A previously asymptomatic 46–year–old male presented with acute onset of sharp right upper quadrant (RUQ) pain. Patient denied nausea, vomiting, fever or similar symptoms before. The patient is Lebanese and had moved to USA 5 years ago. He appeared not to be fluent in English. At presentation patient was stable, afebrile but in moderate distress due to pain. Physical exam showed hepatomegaly, RUQ tenderness, positive Murphy’s sign but no rebound tenderness. There was a Leukocytosis of 16.2K cells/mL. The liver function tests were unremarkable. A CT scan showed an enormous 14 × 12 × 10 cm rim enhancing lesions compatible with a hepatic abscess (Figure 1). A fluoroscopy guided drainage was planned without prior consultation to hepatology, hepatobiliary surgery or infectious diseases. The aspiration was unsuccessful.

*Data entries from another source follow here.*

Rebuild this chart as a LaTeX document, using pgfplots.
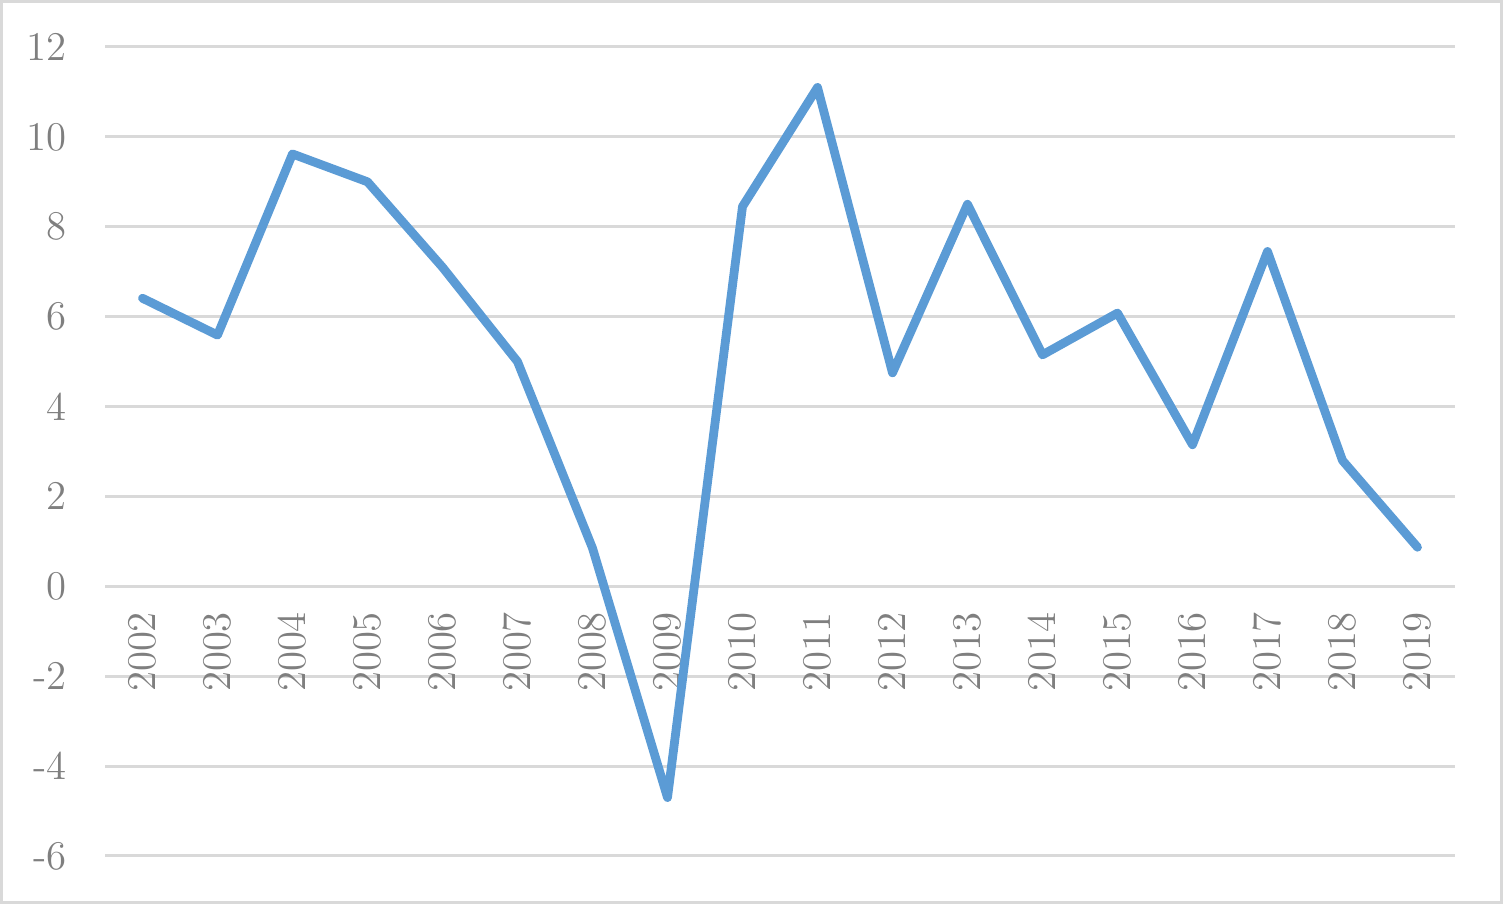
\documentclass[border=0pt]{standalone}
\usepackage{pgfplots}
\pgfplotsset{compat=1.18}
\definecolor{lineblue}{HTML}{5B9BD5}
\definecolor{gridgray}{HTML}{D9D9D9}
\definecolor{labelgray}{HTML}{7F7F7F}
\begin{document}
\begin{tikzpicture}
\begin{axis}[
  scale only axis,
  width=13.5cm, height=8.09cm,
  xmin=-0.5, xmax=17.5,
  ymin=-6, ymax=12,
  axis x line*=middle,
  axis y line*=left,
  axis line style={draw=none},
  tick style={draw=none},
  ymajorgrids,
  grid style={gridgray, line width=0.03cm},
  ytick={-6,-4,...,12},
  yticklabels={-6,-4,-2,0,2,4,6,8,10,12},
  xtick={0,...,17},
  xticklabels={2002,2003,2004,2005,2006,2007,2008,2009,2010,2011,2012,2013,2014,2015,2016,2017,2018,2019},
  ticklabel style={font=\fontsize{11.6}{13}\selectfont, text=labelgray},
  yticklabel style={anchor=east, xshift=-0.26cm},
  xticklabel style={rotate=90, anchor=east, inner sep=0pt, xshift=-0.25cm},
  clip=false,
]
\addplot[lineblue, line width=0.088cm, line join=round, line cap=round] coordinates {
  (0,6.41) (1,5.59) (2,9.62) (3,9.0) (4,7.1) (5,5.0) (6,0.85) (7,-4.7)
  (8,8.45) (9,11.1) (10,4.75) (11,8.5) (12,5.15) (13,6.08) (14,3.15)
  (15,7.45) (16,2.8) (17,0.87)
};
\end{axis}
\draw[gridgray, line width=0.03cm]
  ([shift={(-1.035cm,-0.465cm)}]current axis.south west) rectangle
  ([shift={(0.465cm,0.455cm)}]current axis.north east);
\end{tikzpicture}
\end{document}
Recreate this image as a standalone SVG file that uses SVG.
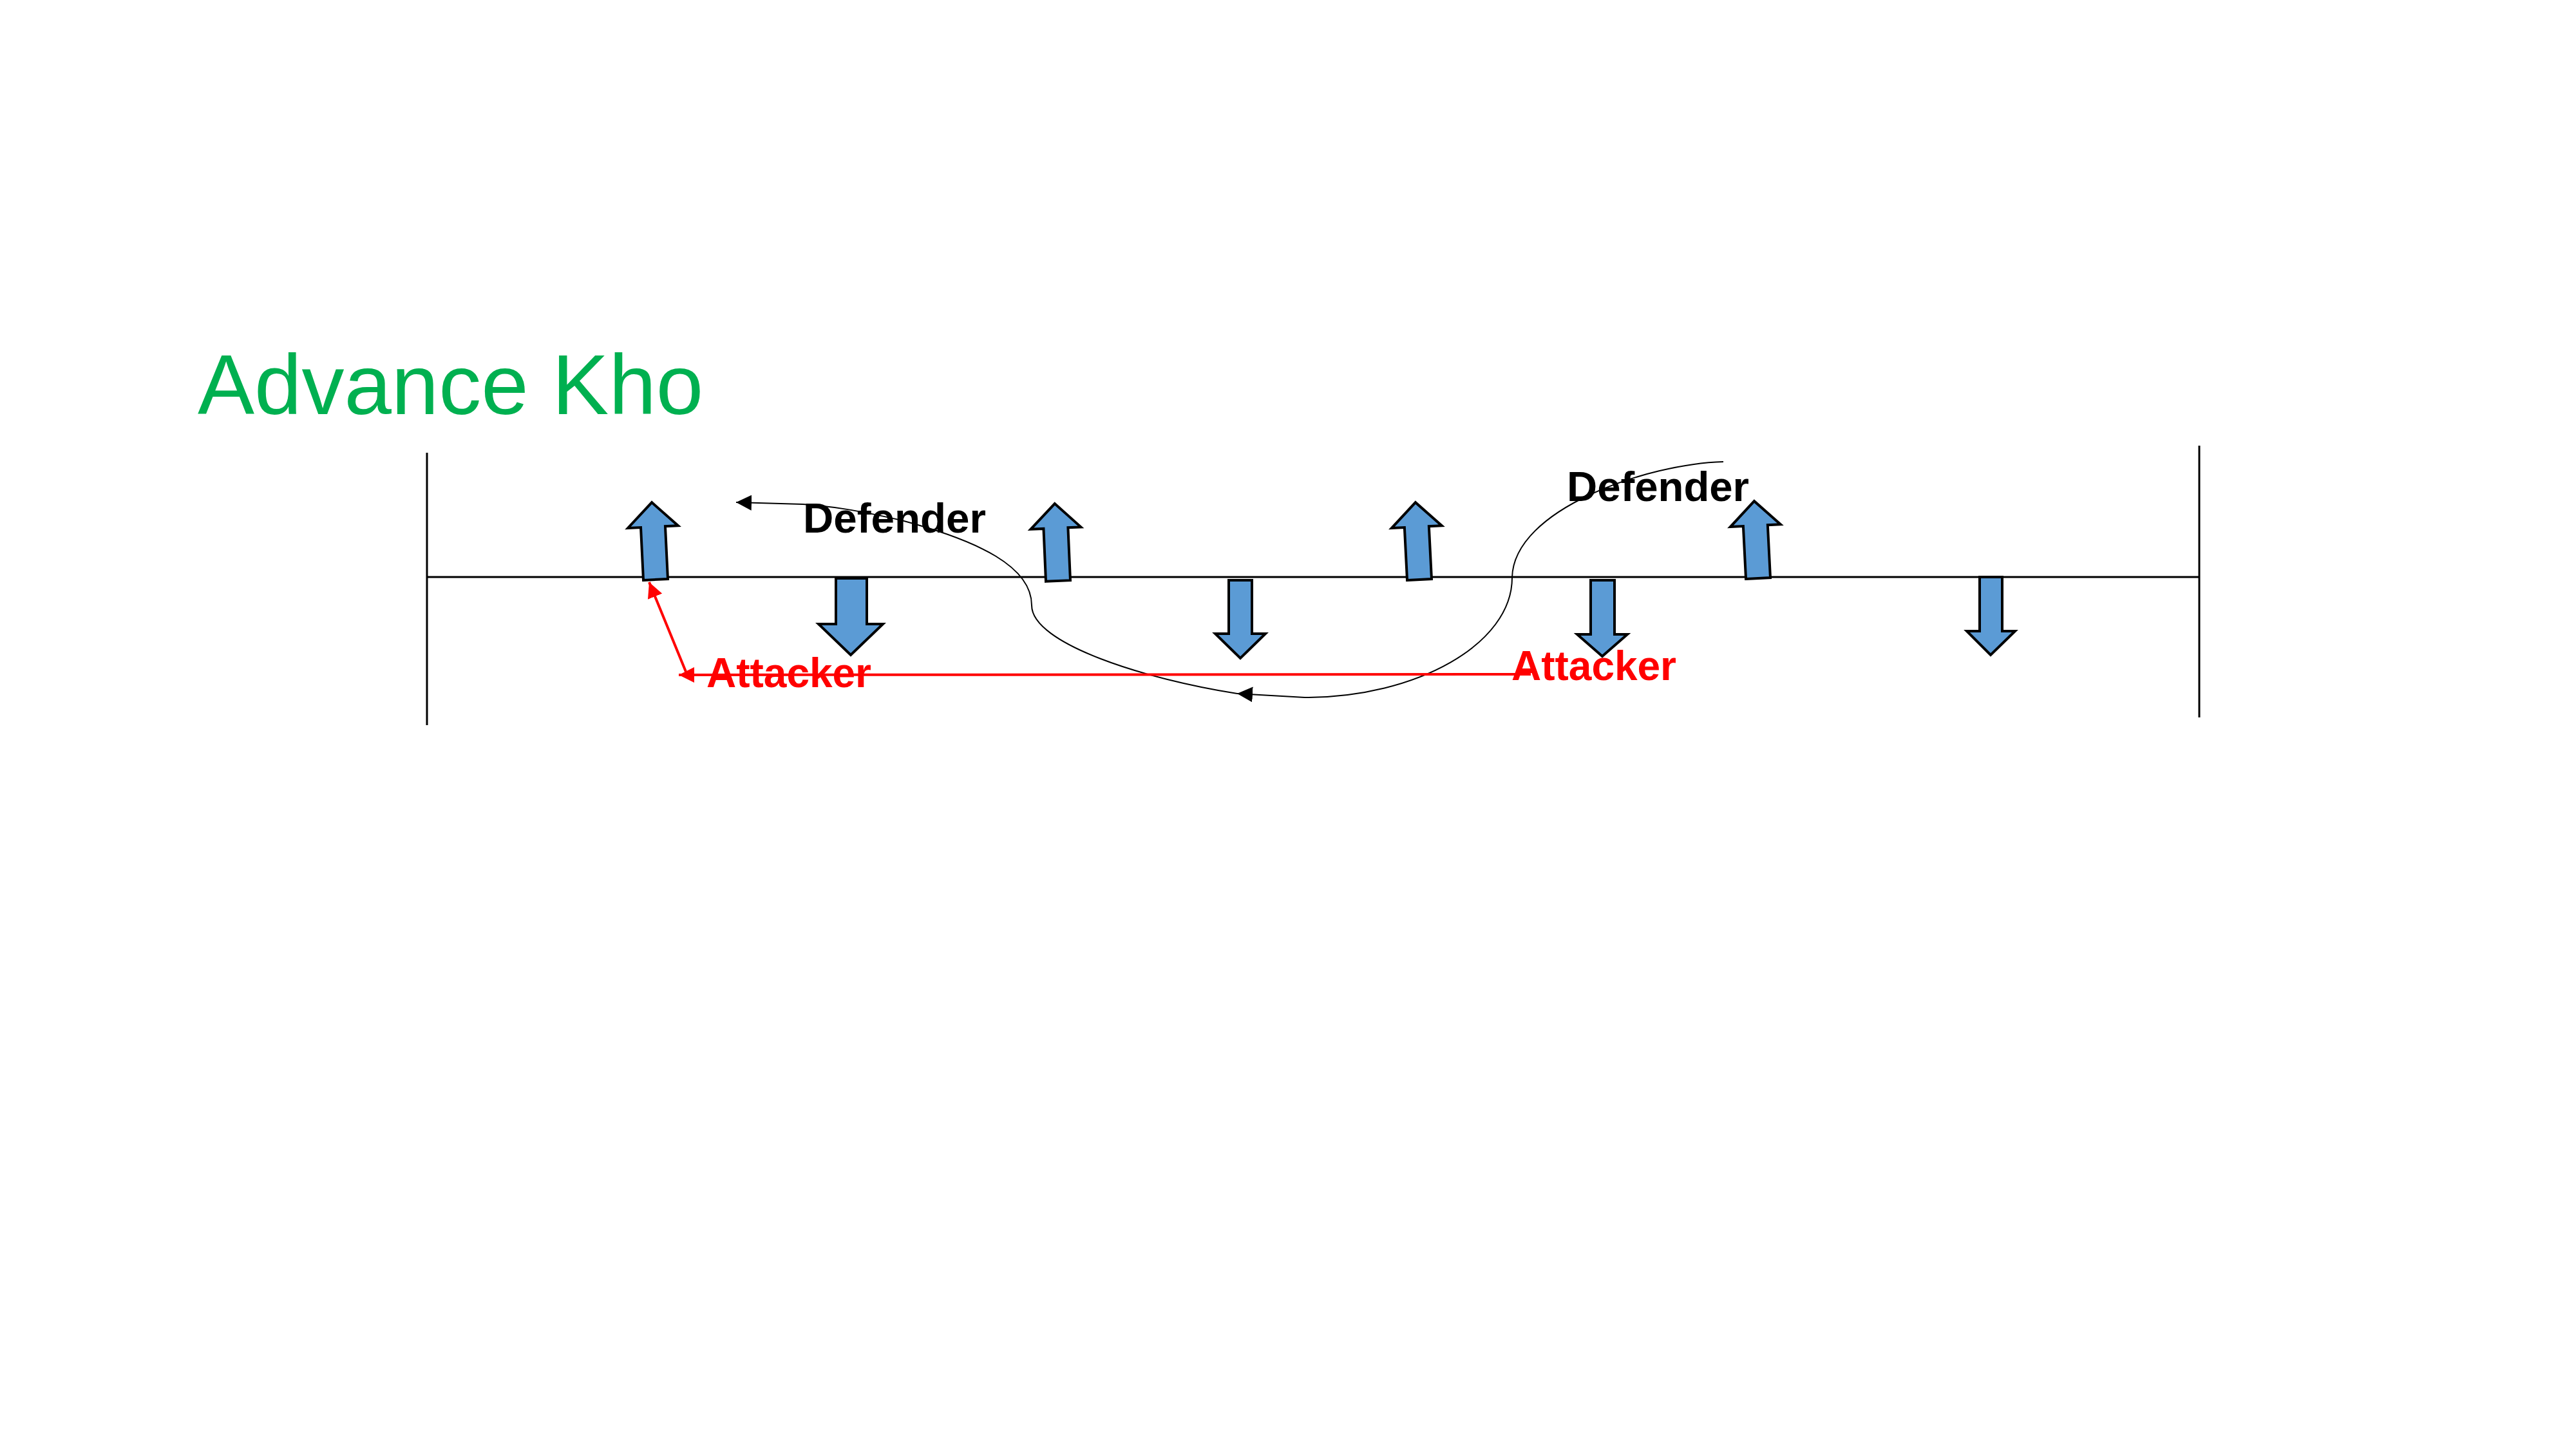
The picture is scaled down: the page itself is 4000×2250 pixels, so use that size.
<svg xmlns="http://www.w3.org/2000/svg" width="4000" height="2250" viewBox="0 0 4000 2250">
  <style>
    .frame { stroke: #000; stroke-width: 3; fill: none; }
    .blk { fill: #5B9BD5; stroke: #000; stroke-width: 4; stroke-linejoin: miter; }
    .def { font-family: "Liberation Sans", Arial, sans-serif; font-weight: bold; font-size: 64px; fill: #000; }
    .att { font-family: "Liberation Sans", Arial, sans-serif; font-weight: bold; font-size: 64px; fill: #FF0000; }
    .title { font-family: "Liberation Sans", Arial, sans-serif; font-size: 132px; fill: #00B050; }
    .path { stroke: #000; fill: none; stroke-width: 2; }
    .red { stroke: #FF0000; fill: none; stroke-width: 4; }
  </style>
  <defs>
    <marker id="ahBlack" viewBox="0 0 24 24" markerWidth="24" markerHeight="24" refX="24" refY="12" orient="auto" markerUnits="userSpaceOnUse">
      <path d="M0,0 L24,12 L0,24 z" fill="#000"/>
    </marker>
    <marker id="ahRed" viewBox="0 0 24 24" markerWidth="24" markerHeight="24" refX="24" refY="12" orient="auto" markerUnits="userSpaceOnUse">
      <path d="M0,0 L24,12 L0,24 z" fill="#FF0000"/>
    </marker>
    <polygon id="upArrow" points="-19,0 19,0 19,-82 39,-82 0,-120 -39,-82 -19,-82"/>
  </defs>
  <rect x="0" y="0" width="4000" height="2250" fill="#FFFFFF"/>

  <g id="title">
    <text class="title" x="307" y="643">Advance Kho</text>
  </g>

  <g id="field">
    <line class="frame" x1="663" y1="896" x2="3415" y2="896"/>
    <line class="frame" x1="663" y1="703" x2="663" y2="1126"/>
    <line class="frame" x1="3415" y1="692" x2="3415" y2="1114"/>
  </g>

  <g id="labels">
    <text id="defender1" class="def" x="1247" y="827" textLength="284" lengthAdjust="spacingAndGlyphs">Defender</text>
    <text id="defender2" class="def" x="2433" y="778" textLength="283" lengthAdjust="spacingAndGlyphs">Defender</text>
    <text id="attacker1" class="att" x="1097" y="1067" textLength="256" lengthAdjust="spacingAndGlyphs">Attacker</text>
    <text id="attacker2" class="att" x="2347" y="1056" textLength="256" lengthAdjust="spacingAndGlyphs">Attacker</text>
  </g>

  <g id="connectors">
    <path class="path" d="M2676,717 C2560,720 2350,790 2348,897 C2348,1000 2200,1083 2026,1083"/>
    <path class="path" stroke-width="4" d="M2026,1083 L1921,1077" marker-end="url(#ahBlack)"/>
    <path class="path" d="M1921,1077 C1780,1055 1602,1000 1602,940 C1602,880 1520,840 1400,808 C1330,792 1290,786 1247,783"/>
    <path class="path" stroke-width="3" d="M1247,783 L1143,780" marker-end="url(#ahBlack)"/>
    <path class="red" d="M2377,1047 L1054,1048" marker-end="url(#ahRed)"/>
    <path class="red" d="M1065,1043 L1008,904" marker-end="url(#ahRed)"/>
  </g>

  <g id="up1"><use href="#upArrow" class="blk" transform="translate(1018,900) rotate(-2.8)"/></g>
  <g id="up2"><use href="#upArrow" class="blk" transform="translate(1643,902) rotate(-2.5)"/></g>
  <g id="up3"><use href="#upArrow" class="blk" transform="translate(2204,900) rotate(-2.9)"/></g>
  <g id="up4"><use href="#upArrow" class="blk" transform="translate(2730,898) rotate(-2.9)"/></g>

  <g id="down1"><polygon class="blk" points="1298,898 1346,898 1346,969 1371,969 1321,1017 1271,969 1298,969"/></g>
  <g id="down2"><polygon class="blk" points="1908,901 1944,901 1944,984 1965,984 1926,1022 1887,984 1908,984"/></g>
  <g id="down3"><polygon class="blk" points="2470,901 2507,901 2507,985 2527,985 2488,1019 2449,985 2470,985"/></g>
  <g id="down4"><polygon class="blk" points="3074,896 3109,896 3109,980 3129,980 3091,1017 3054,980 3074,980"/></g>
</svg>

Immediately, after the needle was retracted the patient developed severe hypoxia, hypotension, angioedema and a severe anaphylactic shock. Patient was intubated and admitted to the ICU. An extensive urticarial rash with hives developed in skin and mucosal surfaces. Antihistamines, steroids, fluids and vasopressors were started as well as empiric albendazole for a suspected hydatid cyst. Clinical improvement and extubation occurred 48 hours later. A later exploratory laparotomy showed a liver cyst aspirating 1 L of straw colored fluid, which showed no cells or organisms. Serology came back positive for Echinococcus granulosus (5.83 IU; Positive test > 1.20 IU). Pathology showed a hydatid cyst membrane, daughter cysts and scolices. Using a translator the patient confirmed that “the dog cyst” was frequent among his relatives in Lebanon. The hospital course was complicated by the development of a biliary fistula and superimposed resistant bacterial and fungal peritonitis and multiple surgeries. The length of stay was 3 months.
The proper treatment of a hydatid cyst depends on an adequate diagnosis and a multidisciplinary assessment. For simple cases of cystic echinococcosis, the most common treatment is surgical removal of the cysts combined with albendazole. PAIR (puncture–aspiration–injection–reaspiration) is used for cysts in risky locations. A wrong assessment could cause catastrophic outcomes that include anaphylaxis (spillage of hydatid fluid into the peritoneum or the bloodstream), infection and biliary fistulas.
In this case of a superficially located simple but large hepatic hydatid cyst, puncture or aspiration of any kind should have been avoided due to the high risk of rupture. A surgical excision would have been the best treatment. The use of a translator and consultations to other specialties could have prevented this catastrophic outcome.
Figure 1Abdominal CT scan at presentation. It shows a single and large (14 × 12 × 10 cm) rim enhancing hepatic cystic lesion of homogeneous content. Patient moved from Lebanon to US 5 years ago. During these 5 years the patient did not have any symptoms related to this liver cyst until presentation.